I find it quite hard to find open source software for windows. In time i might switch to linux, but for now i am stuck with windows 10.
Is there some reliable place where you can search for open source software?
Or is it that devs usually just don’t bother with windows?
EDIT: everyone, thank you so much for your input! I will check it all out. Yes, of course windows is evil, and i hope/expect to switch to linux before windows 11 comes around, but i still need it for a few programs, unfortunately. Once these come with a linux version - which is in the works - i can make the switch. Degoogling/demicrosofting is a process and i’m working on it.
Have a great weekend and thank you for the time to answer my question.

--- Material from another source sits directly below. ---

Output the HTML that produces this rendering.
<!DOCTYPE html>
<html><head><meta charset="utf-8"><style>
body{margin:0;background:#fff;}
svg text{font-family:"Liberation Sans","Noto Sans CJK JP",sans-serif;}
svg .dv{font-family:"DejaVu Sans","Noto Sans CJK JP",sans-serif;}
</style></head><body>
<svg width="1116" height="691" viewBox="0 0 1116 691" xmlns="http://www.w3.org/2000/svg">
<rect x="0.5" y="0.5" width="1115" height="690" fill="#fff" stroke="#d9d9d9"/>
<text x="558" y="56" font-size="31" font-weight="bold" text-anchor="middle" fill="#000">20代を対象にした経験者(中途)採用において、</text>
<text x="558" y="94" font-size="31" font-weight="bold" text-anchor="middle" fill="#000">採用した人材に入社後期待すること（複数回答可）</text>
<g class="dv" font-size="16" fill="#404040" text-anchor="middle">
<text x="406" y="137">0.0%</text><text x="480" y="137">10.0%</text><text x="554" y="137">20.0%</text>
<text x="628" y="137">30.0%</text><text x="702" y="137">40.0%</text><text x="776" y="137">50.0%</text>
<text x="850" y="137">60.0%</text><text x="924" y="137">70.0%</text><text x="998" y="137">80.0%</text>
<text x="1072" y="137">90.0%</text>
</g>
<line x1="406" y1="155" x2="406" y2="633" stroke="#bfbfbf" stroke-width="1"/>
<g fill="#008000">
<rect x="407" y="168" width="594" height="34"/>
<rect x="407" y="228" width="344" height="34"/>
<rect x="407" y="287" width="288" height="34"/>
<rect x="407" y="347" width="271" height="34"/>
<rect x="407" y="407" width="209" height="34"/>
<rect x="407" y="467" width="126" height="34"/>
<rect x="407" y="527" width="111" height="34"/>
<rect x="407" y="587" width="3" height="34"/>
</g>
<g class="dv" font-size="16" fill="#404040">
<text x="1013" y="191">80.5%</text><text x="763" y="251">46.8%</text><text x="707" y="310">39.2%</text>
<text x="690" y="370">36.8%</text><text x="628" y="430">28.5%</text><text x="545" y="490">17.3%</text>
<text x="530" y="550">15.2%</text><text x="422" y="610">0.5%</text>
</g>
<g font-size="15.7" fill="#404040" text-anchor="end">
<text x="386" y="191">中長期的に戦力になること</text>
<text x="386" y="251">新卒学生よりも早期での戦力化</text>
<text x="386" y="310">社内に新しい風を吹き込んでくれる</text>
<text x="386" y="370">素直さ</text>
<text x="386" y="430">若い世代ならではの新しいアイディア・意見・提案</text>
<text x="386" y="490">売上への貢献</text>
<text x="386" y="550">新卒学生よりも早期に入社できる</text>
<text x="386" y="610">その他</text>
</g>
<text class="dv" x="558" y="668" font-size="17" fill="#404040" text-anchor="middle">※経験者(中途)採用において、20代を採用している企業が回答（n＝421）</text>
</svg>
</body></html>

You may want to check out Chocolatey, https://chocolatey.org/ it’s a package manager for windows. Install chocolatey gui to geat an easy way to work with it. It works fine via powershell, you just need to learn the commands. They have tons of info on there sight. Good luck and enjoy
Note that while chocolatey is a package manager in some sense, unlike “proper” package managers, it relies on the individual apps’ Windows installers to execute the actual installation functions.
It also contains tonnes of unfree software; it’s just a repository for installers afterall.

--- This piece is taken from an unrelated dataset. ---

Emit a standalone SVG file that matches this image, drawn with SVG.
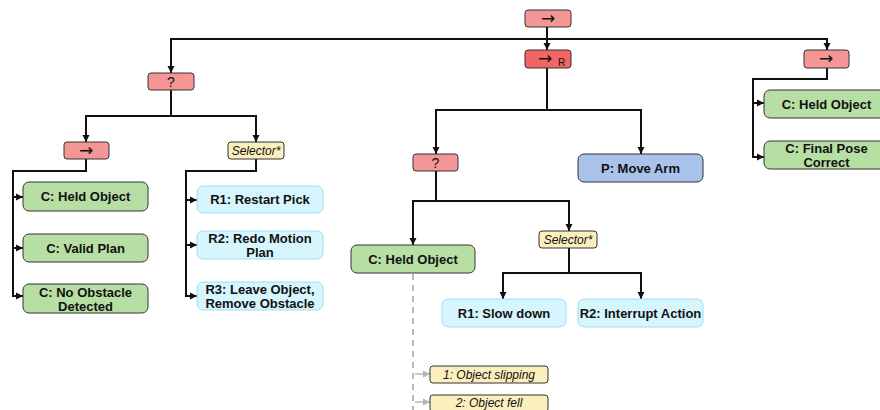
<svg xmlns="http://www.w3.org/2000/svg" width="880" height="410" viewBox="0 0 880 410">
<defs>
<marker id="ah" markerWidth="8" markerHeight="8" refX="7" refY="4" orient="auto" markerUnits="userSpaceOnUse"><path d="M0,0.5 L7,4 L0,7.5 Z" fill="#111"/></marker>
<marker id="ahg" markerWidth="8" markerHeight="8" refX="7" refY="4" orient="auto" markerUnits="userSpaceOnUse"><path d="M0,0.5 L7,4 L0,7.5 Z" fill="#b5b5b5"/></marker>
</defs>
<style>
.c{fill:none;stroke:#111;stroke-width:2;marker-end:url(#ah)}
.l{fill:none;stroke:#111;stroke-width:2}
.d{fill:none;stroke:#b8b8b8;stroke-width:2;stroke-dasharray:6 5}
.dg{fill:none;stroke:#b8b8b8;stroke-width:1.5;marker-end:url(#ahg)}
.seq{fill:#f59696;stroke:#333;stroke-width:1}
.seqr{fill:#f36565;stroke:#333;stroke-width:1}
.sel{fill:#fbefbd;stroke:#333;stroke-width:1}
.cond{fill:#b7dfa4;stroke:#333;stroke-width:1}
.rec{fill:#d6f5fd;stroke:#9edff2;stroke-width:1}
.act{fill:#a9c3ea;stroke:#333;stroke-width:1}
.t{font-family:"Liberation Sans",Arial,sans-serif;font-size:13px;font-weight:bold;fill:#111;text-anchor:middle}
.s{font-family:"Liberation Sans",Arial,sans-serif;font-size:12px;font-style:italic;fill:#111;text-anchor:middle}
.a{font-family:"DejaVu Sans",sans-serif;font-size:17px;fill:#111;text-anchor:middle}
.q{font-family:"Liberation Sans",Arial,sans-serif;font-size:14px;fill:#111;text-anchor:middle}
</style>
<g id="connectors">
<path class="c" d="M547 27 V50"/>
<path class="c" d="M547 39 H171 V73"/>
<path class="c" d="M547 39 H827 V50"/>
<path class="c" d="M171 90 V116 H86 V142"/>
<path class="c" d="M171 116 H256 V142"/>
<path class="c" d="M86 159 V171 H13 V197 H23"/>
<path class="c" d="M13 197 V248 H23"/>
<path class="c" d="M13 248 V296 H23"/>
<path class="c" d="M256 159 V171 H186 V200 H197"/>
<path class="c" d="M186 200 V245 H197"/>
<path class="c" d="M186 245 V296 H197"/>
<path class="c" d="M547 68 V110 H436 V154"/>
<path class="c" d="M547 110 H641 V154"/>
<path class="c" d="M436 171 V201 H413 V245"/>
<path class="c" d="M436 201 H569 V231"/>
<path class="c" d="M569 248 V273 H503 V299"/>
<path class="c" d="M569 273 H641 V299"/>
<path class="c" d="M827 68 V79 H753 V103 H764"/>
<path class="c" d="M753 103 V157 H764"/>
<path class="d" d="M413 274 V410"/>
<path class="dg" d="M415 374 H430"/>
<path class="dg" d="M415 402 H430"/>
</g>
<g id="root"><rect class="seq" x="525" y="10" width="46" height="17" rx="3"/><text class="a" x="548" y="24">→</text></g>
<g id="seqR"><rect class="seqr" x="525" y="50" width="46" height="18" rx="3"/><text class="a" x="545" y="64">→</text><text x="558" y="66" font-family="Liberation Sans,Arial,sans-serif" font-size="10" fill="#111">R</text></g>
<g id="seqRight"><rect class="seq" x="804" y="50" width="45" height="18" rx="3"/><text class="a" x="826" y="64">→</text></g>
<g id="fbLeft"><rect class="seq" x="148" y="73" width="46" height="17" rx="3"/><text class="q" x="171" y="87">?</text></g>
<g id="seqLeft"><rect class="seq" x="64" y="142" width="45" height="17" rx="3"/><text class="a" x="86" y="156">→</text></g>
<g id="selLeft"><rect class="sel" x="228" y="142" width="56" height="17" rx="3"/><text class="s" x="256" y="155">Selector*</text></g>
<g id="cHeld1"><rect class="cond" x="23" y="182" width="125" height="29" rx="6"/><text class="t" x="85.5" y="201">C: Held Object</text></g>
<g id="cValid"><rect class="cond" x="23" y="234" width="125" height="28" rx="6"/><text class="t" x="85.5" y="252.5">C: Valid Plan</text></g>
<g id="cNoObs"><rect class="cond" x="23" y="284" width="125" height="29" rx="6"/><text class="t" x="85.5" y="297">C: No Obstacle</text><text class="t" x="85.5" y="311">Detected</text></g>
<g id="r1Restart"><rect class="rec" x="197" y="186" width="126" height="27" rx="6"/><text class="t" x="260" y="204">R1: Restart Pick</text></g>
<g id="r2Redo"><rect class="rec" x="197" y="231" width="126" height="28" rx="6"/><text class="t" x="260" y="243">R2: Redo Motion</text><text class="t" x="260" y="257">Plan</text></g>
<g id="r3Leave"><rect class="rec" x="197" y="282" width="126" height="28" rx="6"/><text class="t" x="260" y="294">R3: Leave Object,</text><text class="t" x="260" y="308">Remove Obstacle</text></g>
<g id="fbMid"><rect class="seq" x="413" y="154" width="45" height="17" rx="3"/><text class="q" x="435.5" y="168">?</text></g>
<g id="pMove"><rect class="act" x="578" y="154" width="125" height="28" rx="6"/><text class="t" x="640.5" y="172.5">P: Move Arm</text></g>
<g id="cHeld2"><rect class="cond" x="351" y="245" width="124" height="28" rx="6"/><text class="t" x="413" y="263.5">C: Held Object</text></g>
<g id="selMid"><rect class="sel" x="539" y="231" width="58" height="17" rx="3"/><text class="s" x="568" y="244">Selector*</text></g>
<g id="r1Slow"><rect class="rec" x="442" y="299" width="124" height="28" rx="6"/><text class="t" x="504" y="317.5">R1: Slow down</text></g>
<g id="r2Interrupt"><rect class="rec" x="578" y="299" width="125" height="28" rx="6"/><text class="t" x="640.5" y="317.5">R2: Interrupt Action</text></g>
<g id="slip"><rect class="sel" x="430" y="366" width="118" height="17" rx="3"/><text class="s" x="489" y="379">1: Object slipping</text></g>
<g id="fell"><rect class="sel" x="430" y="395" width="118" height="17" rx="3"/><text class="s" x="489" y="407">2: Object fell</text></g>
<g id="cHeld3"><rect class="cond" x="764" y="90" width="125" height="28" rx="6"/><text class="t" x="826.5" y="108.5">C: Held Object</text></g>
<g id="cFinal"><rect class="cond" x="764" y="141" width="125" height="28" rx="6"/><text class="t" x="826.5" y="153">C: Final Pose</text><text class="t" x="826.5" y="167">Correct</text></g>
</svg>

This is a good response and worthy of being the top answer, however I feel the need to point out that it isn’t actually what OP is asking for.
F-Droid specifically only hosts open source software, in fact it builds that software itself, it is t just another store or package repository.
Chocolatey does not build the applications it deploys and in fact contains plenty of closed source, proprietary and paid for software. It’s a fantastic tool and I use it a lot myself, but I wanted to be explicit that it’s not analogous to F-Droid at all.
WingetUI. Uses Scoop, Chocolatey, and Winget sources.
Ninite is awesome
Choco is pretty good but it does have less packages than say, brew.
As someone who has packaged for Mac’s with brew and RPMs and debs on Linux, packaging for windows is a total pain. Choco uses nuget 2 for self hosted repos which means you need to run a server for your packages, which there are things like the PPAs for Linux and Brew uses GitHub releases so you don’t need to host anything yourself to provide binaries.
This is also on top of windows needing extra work to develop for, because windows filesystem works differently enough to need code specially for windows. All of this means that windows users suffer on the open source software front.
I feel like everyone moved from chocolatey to winget now that Windows has an official package manager.